=== Data lines ===

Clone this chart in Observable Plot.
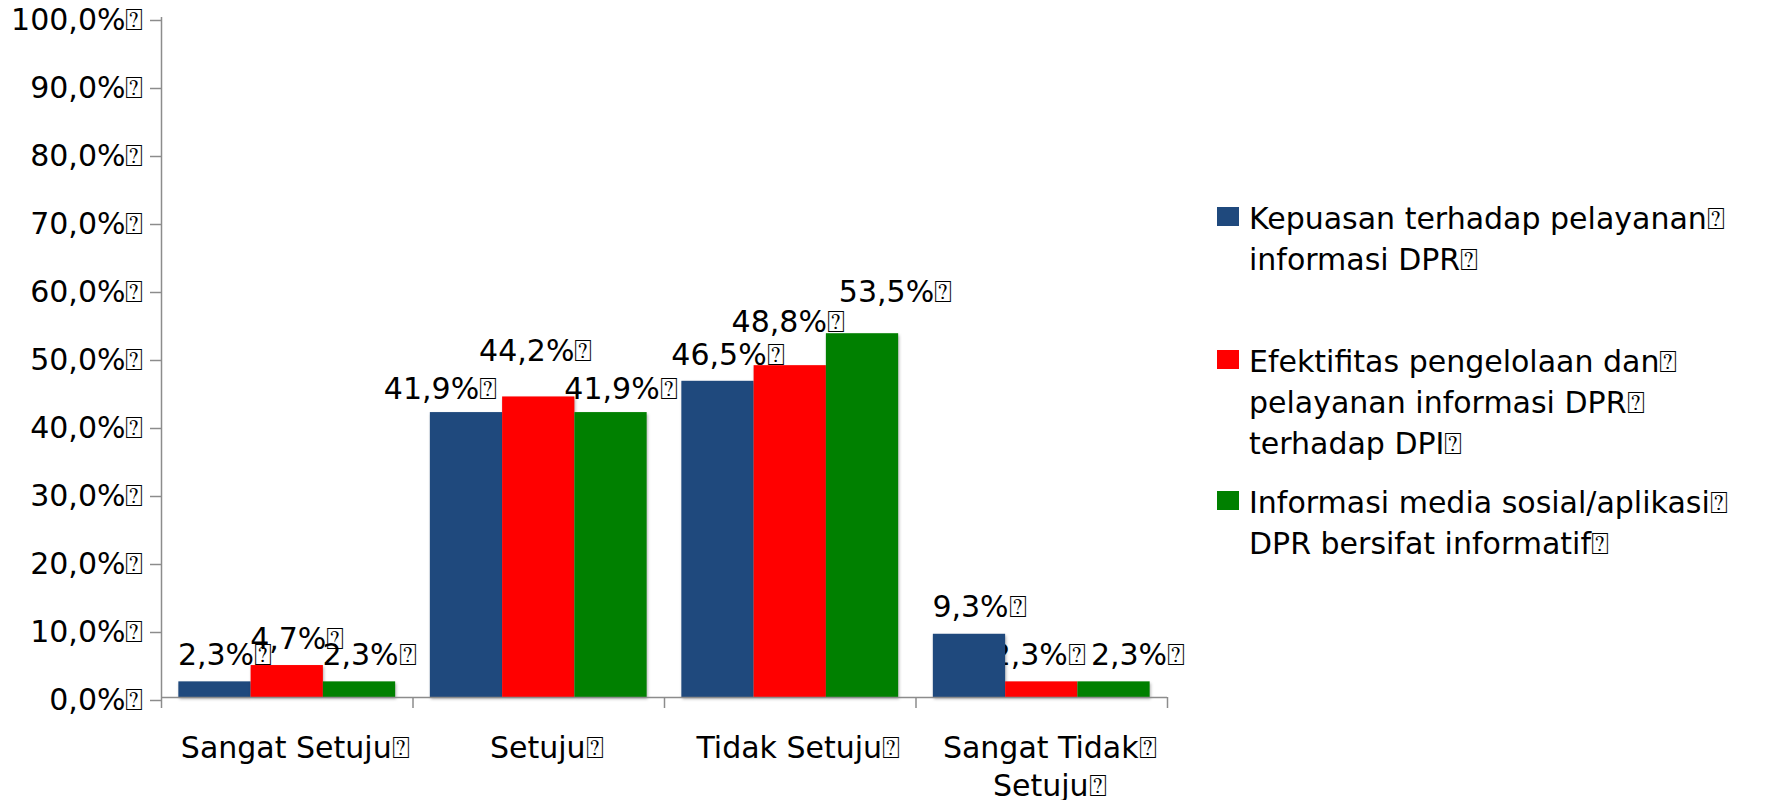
<!DOCTYPE html>
<html><head><meta charset="utf-8">
<script src="https://cdn.jsdelivr.net/npm/d3@7"></script>
<script src="https://cdn.jsdelivr.net/npm/@observablehq/plot@0.6"></script>
<style>
body{margin:0;background:#fff;font-family:"DejaVu Sans",sans-serif;}
#wrap{position:relative;width:1771px;height:800px;overflow:hidden;}
#legend{position:absolute;left:0;top:0;font-size:30px;color:#000;}
.sw{position:absolute;left:1217px;width:22px;height:19px;}
.txt{position:absolute;left:1249px;line-height:41px;white-space:nowrap;}
g[aria-label="rect"] rect{filter:drop-shadow(1px 2px 1.5px rgba(0,0,0,0.3));}
</style></head><body><div id="wrap"><div id="legend"></div></div>
<script>
const categories = ["Sangat Setuju", "Setuju", "Tidak Setuju", "Sangat Tidak Setuju"];
const categoryLines = [["Sangat Setuju"], ["Setuju"], ["Tidak Setuju"], ["Sangat Tidak", "Setuju"]];
const seriesNames = [
  "Kepuasan terhadap pelayanan informasi DPR",
  "Efektifitas pengelolaan dan pelayanan informasi DPR terhadap DPI",
  "Informasi media sosial/aplikasi DPR bersifat informatif"
];
const legendLines = [
  ["Kepuasan terhadap pelayanan", "informasi DPR"],
  ["Efektifitas pengelolaan dan", "pelayanan informasi DPR", "terhadap DPI"],
  ["Informasi media sosial/aplikasi", "DPR bersifat informatif"]
];
const kepuasan = [2.3, 41.9, 46.5, 9.3];
const efektifitas = [4.7, 44.2, 48.8, 2.3];
const informasi = [2.3, 41.9, 53.5, 2.3];
const yTicks = [0, 10, 20, 30, 40, 50, 60, 70, 80, 90, 100];
const colors = ["#1F497D", "#FF0000", "#008000"];

const TOFU = "\u2370";
const fmt = v => v.toFixed(1).replace(".", ",") + "%" + TOFU;

// layout (band-like) constants in category units
const groupPad = 0.069;
const barW = (1 - 2 * groupPad) / 3;
const allSeries = [kepuasan, efektifitas, informasi];
const rows = [];
categories.forEach((c, i) => allSeries.forEach((vals, s) => {
  rows.push({cat: c, ci: i, s, name: seriesNames[s], value: vals[i],
    x1: i + groupPad + s * barW, x2: i + groupPad + (s + 1) * barW});
}));

// label nudges (pixels) to avoid collisions, as in the original
const nudge = {"1,0": [-36, 3], "1,1": [-13, -19], "1,2": [0, 3], "2,0": [0, 1],
  "2,1": [-12, -17], "2,2": [23, -15], "3,1": [-13, 0], "3,2": [14, 0]};

const axisGray = "#8c8c8c";
const labelMarks = rows.map(r => {
  const n = nudge[r.ci + "," + r.s] || [0, 0];
  return Plot.text([r], {x: d => (d.x1 + d.x2) / 2, y: "value", text: d => fmt(d.value),
    lineAnchor: "bottom", textAnchor: "middle", dx: 10 + n[0], dy: -17 + n[1],
    fill: "black", fontSize: 30});
});

const catRows = categories.map((c, i) => ({i, label: categoryLines[i].map(l => l + TOFU).join("\n")}));

const chart = Plot.plot({
  width: 1771, height: 800,
  marginLeft: 161, marginRight: 604, marginTop: 17, marginBottom: 103,
  style: {fontFamily: "DejaVu Sans", fontSize: "30px", background: "transparent", color: "black"},
  x: {type: "linear", domain: [0, categories.length], axis: null},
  y: {domain: [0, 100], axis: null},
  marks: [
    ...labelMarks,
    Plot.rectY(rows, {x1: "x1", x2: "x2", y1: 0, y2: "value", fill: d => colors[d.s]}),
    Plot.ruleX([0], {stroke: axisGray, strokeWidth: 1.5}),
    Plot.ruleY([0], {stroke: axisGray, strokeWidth: 1.5}),
    Plot.axisY({ticks: yTicks, tickSize: 11, tickPadding: 7, stroke: axisGray, strokeWidth: 1.5,
      fill: "black", fontSize: 30, dy: 3, label: null, tickFormat: d => fmt(d)}),
    Plot.axisX({ticks: d3.range(categories.length + 1), tickSize: 11, stroke: axisGray,
      strokeWidth: 1.5, label: null, tickFormat: () => ""}),
    Plot.text(catRows, {x: d => d.i + 0.5, y: 0, text: "label", lineAnchor: "top",
      dx: 8, dy: 33, lineHeight: 1.27, fontSize: 30, fill: "black"})
  ]
});
chart.style.position = "absolute";
chart.style.left = "0";
chart.style.top = "0";
document.getElementById("wrap").prepend(chart);

const legendTops = [207, 350, 491];
const legend = document.getElementById("legend");
seriesNames.forEach((name, s) => {
  const sw = document.createElement("div");
  sw.className = "sw";
  sw.style.top = legendTops[s] + "px";
  sw.style.background = colors[s];
  legend.appendChild(sw);
  const t = document.createElement("div");
  t.className = "txt";
  t.style.top = (legendTops[s] - 9) + "px";
  t.title = name;
  t.innerHTML = legendLines[s].map(l => l + TOFU).join("<br>");
  legend.appendChild(t);
});
</script></body></html>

===

- **What to work on**
Copy out the data above exactly, except the pictures.

- **Correct output**
Clone this chart in Observable Plot.
<!DOCTYPE html>
<html><head><meta charset="utf-8">
<script src="https://cdn.jsdelivr.net/npm/d3@7"></script>
<script src="https://cdn.jsdelivr.net/npm/@observablehq/plot@0.6"></script>
<style>
body{margin:0;background:#fff;font-family:"DejaVu Sans",sans-serif;}
#wrap{position:relative;width:1771px;height:800px;overflow:hidden;}
#legend{position:absolute;left:0;top:0;font-size:30px;color:#000;}
.sw{position:absolute;left:1217px;width:22px;height:19px;}
.txt{position:absolute;left:1249px;line-height:41px;white-space:nowrap;}
g[aria-label="rect"] rect{filter:drop-shadow(1px 2px 1.5px rgba(0,0,0,0.3));}
</style></head><body><div id="wrap"><div id="legend"></div></div>
<script>
const categories = ["Sangat Setuju", "Setuju", "Tidak Setuju", "Sangat Tidak Setuju"];
const categoryLines = [["Sangat Setuju"], ["Setuju"], ["Tidak Setuju"], ["Sangat Tidak", "Setuju"]];
const seriesNames = [
  "Kepuasan terhadap pelayanan informasi DPR",
  "Efektifitas pengelolaan dan pelayanan informasi DPR terhadap DPI",
  "Informasi media sosial/aplikasi DPR bersifat informatif"
];
const legendLines = [
  ["Kepuasan terhadap pelayanan", "informasi DPR"],
  ["Efektifitas pengelolaan dan", "pelayanan informasi DPR", "terhadap DPI"],
  ["Informasi media sosial/aplikasi", "DPR bersifat informatif"]
];
const kepuasan = [2.3, 41.9, 46.5, 9.3];
const efektifitas = [4.7, 44.2, 48.8, 2.3];
const informasi = [2.3, 41.9, 53.5, 2.3];
const yTicks = [0, 10, 20, 30, 40, 50, 60, 70, 80, 90, 100];
const colors = ["#1F497D", "#FF0000", "#008000"];

const TOFU = "\u2370";
const fmt = v => v.toFixed(1).replace(".", ",") + "%" + TOFU;

// layout (band-like) constants in category units
const groupPad = 0.069;
const barW = (1 - 2 * groupPad) / 3;
const allSeries = [kepuasan, efektifitas, informasi];
const rows = [];
categories.forEach((c, i) => allSeries.forEach((vals, s) => {
  rows.push({cat: c, ci: i, s, name: seriesNames[s], value: vals[i],
    x1: i + groupPad + s * barW, x2: i + groupPad + (s + 1) * barW});
}));

// label nudges (pixels) to avoid collisions, as in the original
const nudge = {"1,0": [-36, 3], "1,1": [-13, -19], "1,2": [0, 3], "2,0": [0, 1],
  "2,1": [-12, -17], "2,2": [23, -15], "3,1": [-13, 0], "3,2": [14, 0]};

const axisGray = "#8c8c8c";
const labelMarks = rows.map(r => {
  const n = nudge[r.ci + "," + r.s] || [0, 0];
  return Plot.text([r], {x: d => (d.x1 + d.x2) / 2, y: "value", text: d => fmt(d.value),
    lineAnchor: "bottom", textAnchor: "middle", dx: 10 + n[0], dy: -17 + n[1],
    fill: "black", fontSize: 30});
});

const catRows = categories.map((c, i) => ({i, label: categoryLines[i].map(l => l + TOFU).join("\n")}));

const chart = Plot.plot({
  width: 1771, height: 800,
  marginLeft: 161, marginRight: 604, marginTop: 17, marginBottom: 103,
  style: {fontFamily: "DejaVu Sans", fontSize: "30px", background: "transparent", color: "black"},
  x: {type: "linear", domain: [0, categories.length], axis: null},
  y: {domain: [0, 100], axis: null},
  marks: [
    ...labelMarks,
    Plot.rectY(rows, {x1: "x1", x2: "x2", y1: 0, y2: "value", fill: d => colors[d.s]}),
    Plot.ruleX([0], {stroke: axisGray, strokeWidth: 1.5}),
    Plot.ruleY([0], {stroke: axisGray, strokeWidth: 1.5}),
    Plot.axisY({ticks: yTicks, tickSize: 11, tickPadding: 7, stroke: axisGray, strokeWidth: 1.5,
      fill: "black", fontSize: 30, dy: 3, label: null, tickFormat: d => fmt(d)}),
    Plot.axisX({ticks: d3.range(categories.length + 1), tickSize: 11, stroke: axisGray,
      strokeWidth: 1.5, label: null, tickFormat: () => ""}),
    Plot.text(catRows, {x: d => d.i + 0.5, y: 0, text: "label", lineAnchor: "top",
      dx: 8, dy: 33, lineHeight: 1.27, fontSize: 30, fill: "black"})
  ]
});
chart.style.position = "absolute";
chart.style.left = "0";
chart.style.top = "0";
document.getElementById("wrap").prepend(chart);

const legendTops = [207, 350, 491];
const legend = document.getElementById("legend");
seriesNames.forEach((name, s) => {
  const sw = document.createElement("div");
  sw.className = "sw";
  sw.style.top = legendTops[s] + "px";
  sw.style.background = colors[s];
  legend.appendChild(sw);
  const t = document.createElement("div");
  t.className = "txt";
  t.style.top = (legendTops[s] - 9) + "px";
  t.title = name;
  t.innerHTML = legendLines[s].map(l => l + TOFU).join("<br>");
  legend.appendChild(t);
});
</script></body></html>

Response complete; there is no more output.